Some records:
## begin
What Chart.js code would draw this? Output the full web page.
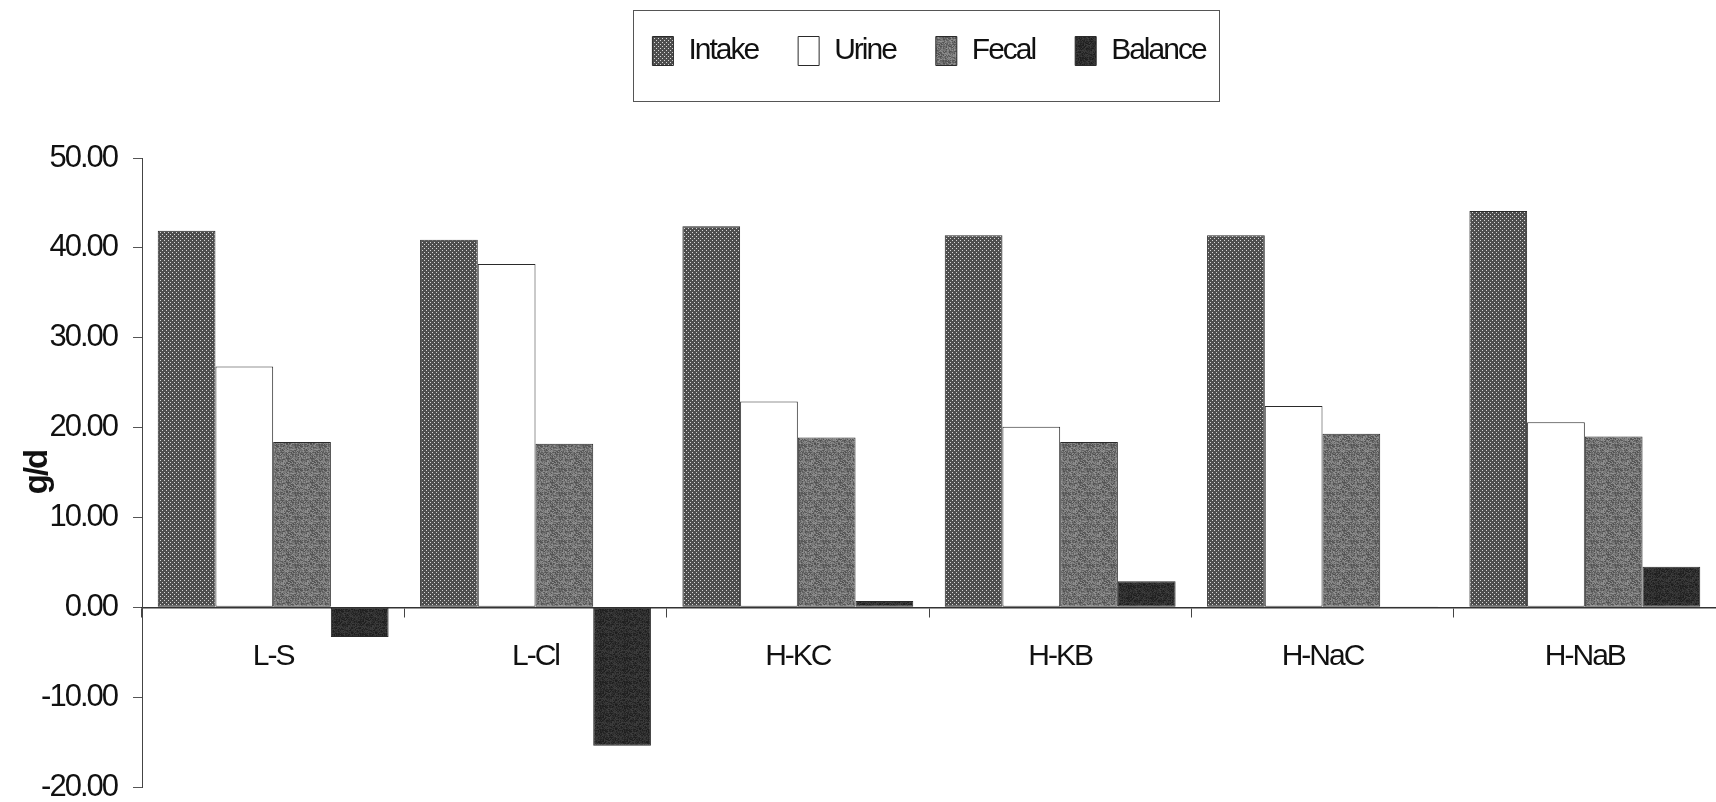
<!DOCTYPE html>
<html>
<head>
<meta charset="utf-8">
<script src="https://cdn.jsdelivr.net/npm/chart.js@4/dist/chart.umd.min.js"></script>
<style>
  html, body { margin: 0; padding: 0; background: #fff; }
  #wrap { width: 1716px; height: 802px; }
</style>
</head>
<body>
<div id="wrap"><canvas id="balanceChart"></canvas></div>
<script>
// values (g/d)
const categories = ['L-S', 'L-Cl', 'H-KC', 'H-KB', 'H-NaC', 'H-NaB'];
const intake  = [41.9, 40.9, 42.4, 41.4, 41.4, 44.1];
const urine   = [26.8, 38.2, 22.9, 20.1, 22.4, 20.6];
const fecal   = [18.4, 18.2, 18.9, 18.4, 19.3, 19.0];
const balance = [-3.3, -15.4, 0.7, 2.9, 0.1, 4.5];
const yTicks  = [-20, -10, 0, 10, 20, 30, 40, 50];

const FONT = "'Liberation Sans', Arial, sans-serif";

/* -----------------------------
    fill textures (scan look)
------------------------------ */
function makeTile(size, fn) {
    const c = document.createElement('canvas');
    c.width = size; c.height = size;
    const g = c.getContext('2d');
    const img = g.createImageData(size, size);
    for (let y = 0; y < size; y++) {
        for (let x = 0; x < size; x++) {
            const v = fn(x, y);
            const k = (y * size + x) * 4;
            img.data[k] = img.data[k + 1] = img.data[k + 2] = v;
            img.data[k + 3] = 255;
        }
    }
    g.putImageData(img, 0, 0);
    return g.createPattern(c, 'repeat');
}
// fixed hash for the mottled look
function hash(x, y) {
    const h = Math.sin(x * 12.9898 + y * 78.233) * 43758.5453;
    return h - Math.floor(h);
}
const intakeFill = makeTile(4, (x, y) => ((x === 0 && y === 0) || (x === 2 && y === 2)) ? 215 : 78);
const fecalFill = makeTile(24, (x, y) => Math.round(78 + hash(x, y) * 70));
const balanceFill = makeTile(24, (x, y) => Math.round(28 + hash(x + 7, y + 3) * 35));

/* -----------------------------
    condensed-looking text
------------------------------ */
const tightText = {
    id: 'tightText',
    beforeUpdate(chart) { chart.ctx.letterSpacing = '-2px'; },
    beforeLayout(chart) { chart.ctx.letterSpacing = '-2px'; },
    beforeDraw(chart) { chart.ctx.letterSpacing = '-2px'; }
};

/* -----------------------------
    legend frame + spacing
------------------------------ */
const legendFrame = {
    id: 'legendFrame',
    beforeInit(chart) {
        const legend = chart.legend;
        if (!legend) return;
        const fit = legend.fit;
        legend.fit = function () {
            fit.call(this);
            this.height += 78;
        };
    },
    afterLayout(chart) {
        // lift the legend row a little inside its box
        if (!chart.legend) return;
        chart.legend.top -= 4;
        chart.legend.bottom -= 4;
    },
    afterDraw(chart) {
        const legend = chart.legend;
        if (!legend || !legend.legendHitBoxes.length) return;
        const hb = legend.legendHitBoxes;
        const first = hb[0], last = hb[hb.length - 1];
        const cy = first.top + first.height / 2;
        const ctx = chart.ctx;
        ctx.save();
        ctx.strokeStyle = '#555';
        ctx.lineWidth = 1;
        ctx.strokeRect(Math.round(first.left - 19) + 0.5, Math.round(cy - 41) + 0.5,
            Math.round(last.left + last.width + 14 - (first.left - 19)), 91);
        ctx.restore();
    }
};

const ctx = document.getElementById('balanceChart');

new Chart(ctx, {
    type: 'bar',
    data: {
        labels: categories,
        datasets: [
            { label: 'Intake', data: intake, backgroundColor: intakeFill },
            { label: 'Urine', data: urine, backgroundColor: '#ffffff' },
            { label: 'Fecal', data: fecal, backgroundColor: fecalFill },
            { label: 'Balance', data: balance, backgroundColor: balanceFill }
        ]
    },
    options: {
        responsive: true,
        maintainAspectRatio: false,
        animation: false,
        devicePixelRatio: 1,
        datasets: {
            bar: {
                borderColor: '#2a2a2a',
                borderWidth: 1,
                borderSkipped: false,
                categoryPercentage: 0.88,
                barPercentage: 1.0
            }
        },
        layout: { padding: { top: 0, right: 0, bottom: 0, left: 0 } },
        plugins: {
            tooltip: { enabled: false },
            legend: {
                position: 'top',
                fullSize: false,
                labels: {
                    color: '#111',
                    boxWidth: 21,
                    boxHeight: 29,
                    padding: 40,
                    font: { family: FONT, size: 30 }
                }
            }
        },
        scales: {
            x: {
                type: 'category',
                position: { y: 0 },
                grid: {
                    offset: true,
                    drawOnChartArea: false,
                    drawTicks: true,
                    tickLength: 9,
                    color: '#444'
                },
                border: { display: true, color: '#333', width: 1.5 },
                ticks: {
                    color: '#111',
                    padding: 22,
                    maxRotation: 0,
                    font: { family: FONT, size: 30 }
                }
            },
            y: {
                min: -20,
                max: 50,
                afterBuildTicks(scale) {
                    scale.ticks = yTicks.map(v => ({ value: v }));
                },
                afterFit(scale) {
                    scale.width = 142;
                    scale.paddingBottom = 15;
                },
                grid: {
                    drawOnChartArea: false,
                    tickLength: 9,
                    color: '#555'
                },
                border: { display: true, color: '#444', width: 1 },
                ticks: {
                    color: '#111',
                    padding: 16,
                    font: { family: FONT, size: 31 },
                    callback: v => Number(v).toFixed(2)
                },
                title: {
                    display: true,
                    text: 'g/d',
                    color: '#111',
                    padding: { top: 18, bottom: 0 },
                    font: { family: FONT, size: 33, weight: 'bold' }
                }
            }
        }
    },
    plugins: [tightText, legendFrame]
});
</script>
</body>
</html>
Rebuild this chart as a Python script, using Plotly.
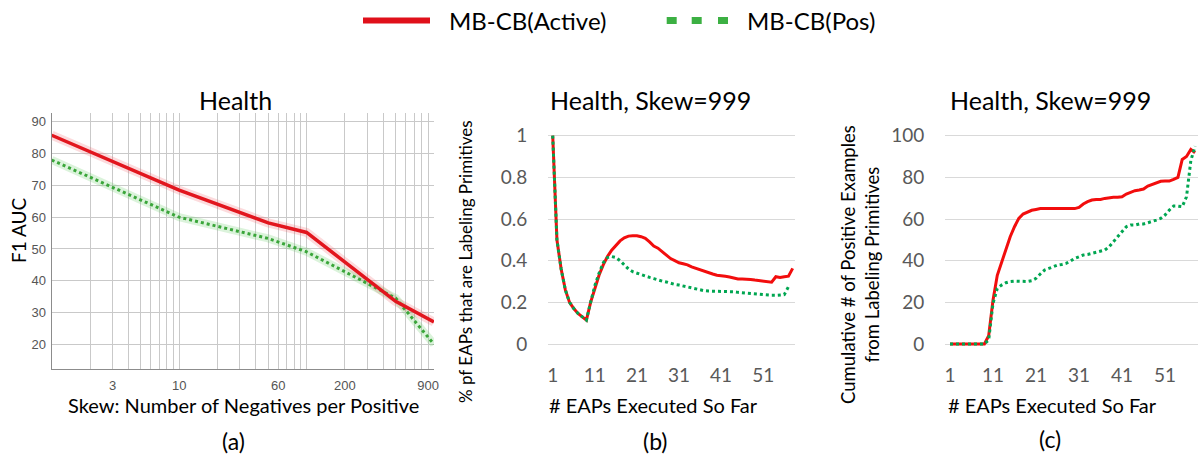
## end
Exercise goal: Except for the pictures, reproduce every line exactly.

Final result:
What Chart.js code would draw this? Output the full web page.
<!DOCTYPE html>
<html>
<head>
<meta charset="utf-8">
<script src="https://cdn.jsdelivr.net/npm/chart.js@4/dist/chart.umd.min.js"></script>
<style>
  html, body { margin: 0; padding: 0; background: #fff; }
  #wrap { width: 1716px; height: 802px; }
</style>
</head>
<body>
<div id="wrap"><canvas id="balanceChart"></canvas></div>
<script>
// values (g/d)
const categories = ['L-S', 'L-Cl', 'H-KC', 'H-KB', 'H-NaC', 'H-NaB'];
const intake  = [41.9, 40.9, 42.4, 41.4, 41.4, 44.1];
const urine   = [26.8, 38.2, 22.9, 20.1, 22.4, 20.6];
const fecal   = [18.4, 18.2, 18.9, 18.4, 19.3, 19.0];
const balance = [-3.3, -15.4, 0.7, 2.9, 0.1, 4.5];
const yTicks  = [-20, -10, 0, 10, 20, 30, 40, 50];

const FONT = "'Liberation Sans', Arial, sans-serif";

/* -----------------------------
    fill textures (scan look)
------------------------------ */
function makeTile(size, fn) {
    const c = document.createElement('canvas');
    c.width = size; c.height = size;
    const g = c.getContext('2d');
    const img = g.createImageData(size, size);
    for (let y = 0; y < size; y++) {
        for (let x = 0; x < size; x++) {
            const v = fn(x, y);
            const k = (y * size + x) * 4;
            img.data[k] = img.data[k + 1] = img.data[k + 2] = v;
            img.data[k + 3] = 255;
        }
    }
    g.putImageData(img, 0, 0);
    return g.createPattern(c, 'repeat');
}
// fixed hash for the mottled look
function hash(x, y) {
    const h = Math.sin(x * 12.9898 + y * 78.233) * 43758.5453;
    return h - Math.floor(h);
}
const intakeFill = makeTile(4, (x, y) => ((x === 0 && y === 0) || (x === 2 && y === 2)) ? 215 : 78);
const fecalFill = makeTile(24, (x, y) => Math.round(78 + hash(x, y) * 70));
const balanceFill = makeTile(24, (x, y) => Math.round(28 + hash(x + 7, y + 3) * 35));

/* -----------------------------
    condensed-looking text
------------------------------ */
const tightText = {
    id: 'tightText',
    beforeUpdate(chart) { chart.ctx.letterSpacing = '-2px'; },
    beforeLayout(chart) { chart.ctx.letterSpacing = '-2px'; },
    beforeDraw(chart) { chart.ctx.letterSpacing = '-2px'; }
};

/* -----------------------------
    legend frame + spacing
------------------------------ */
const legendFrame = {
    id: 'legendFrame',
    beforeInit(chart) {
        const legend = chart.legend;
        if (!legend) return;
        const fit = legend.fit;
        legend.fit = function () {
            fit.call(this);
            this.height += 78;
        };
    },
    afterLayout(chart) {
        // lift the legend row a little inside its box
        if (!chart.legend) return;
        chart.legend.top -= 4;
        chart.legend.bottom -= 4;
    },
    afterDraw(chart) {
        const legend = chart.legend;
        if (!legend || !legend.legendHitBoxes.length) return;
        const hb = legend.legendHitBoxes;
        const first = hb[0], last = hb[hb.length - 1];
        const cy = first.top + first.height / 2;
        const ctx = chart.ctx;
        ctx.save();
        ctx.strokeStyle = '#555';
        ctx.lineWidth = 1;
        ctx.strokeRect(Math.round(first.left - 19) + 0.5, Math.round(cy - 41) + 0.5,
            Math.round(last.left + last.width + 14 - (first.left - 19)), 91);
        ctx.restore();
    }
};

const ctx = document.getElementById('balanceChart');

new Chart(ctx, {
    type: 'bar',
    data: {
        labels: categories,
        datasets: [
            { label: 'Intake', data: intake, backgroundColor: intakeFill },
            { label: 'Urine', data: urine, backgroundColor: '#ffffff' },
            { label: 'Fecal', data: fecal, backgroundColor: fecalFill },
            { label: 'Balance', data: balance, backgroundColor: balanceFill }
        ]
    },
    options: {
        responsive: true,
        maintainAspectRatio: false,
        animation: false,
        devicePixelRatio: 1,
        datasets: {
            bar: {
                borderColor: '#2a2a2a',
                borderWidth: 1,
                borderSkipped: false,
                categoryPercentage: 0.88,
                barPercentage: 1.0
            }
        },
        layout: { padding: { top: 0, right: 0, bottom: 0, left: 0 } },
        plugins: {
            tooltip: { enabled: false },
            legend: {
                position: 'top',
                fullSize: false,
                labels: {
                    color: '#111',
                    boxWidth: 21,
                    boxHeight: 29,
                    padding: 40,
                    font: { family: FONT, size: 30 }
                }
            }
        },
        scales: {
            x: {
                type: 'category',
                position: { y: 0 },
                grid: {
                    offset: true,
                    drawOnChartArea: false,
                    drawTicks: true,
                    tickLength: 9,
                    color: '#444'
                },
                border: { display: true, color: '#333', width: 1.5 },
                ticks: {
                    color: '#111',
                    padding: 22,
                    maxRotation: 0,
                    font: { family: FONT, size: 30 }
                }
            },
            y: {
                min: -20,
                max: 50,
                afterBuildTicks(scale) {
                    scale.ticks = yTicks.map(v => ({ value: v }));
                },
                afterFit(scale) {
                    scale.width = 142;
                    scale.paddingBottom = 15;
                },
                grid: {
                    drawOnChartArea: false,
                    tickLength: 9,
                    color: '#555'
                },
                border: { display: true, color: '#444', width: 1 },
                ticks: {
                    color: '#111',
                    padding: 16,
                    font: { family: FONT, size: 31 },
                    callback: v => Number(v).toFixed(2)
                },
                title: {
                    display: true,
                    text: 'g/d',
                    color: '#111',
                    padding: { top: 18, bottom: 0 },
                    font: { family: FONT, size: 33, weight: 'bold' }
                }
            }
        }
    },
    plugins: [tightText, legendFrame]
});
</script>
</body>
</html>
Rebuild this chart as a Python script, using Plotly.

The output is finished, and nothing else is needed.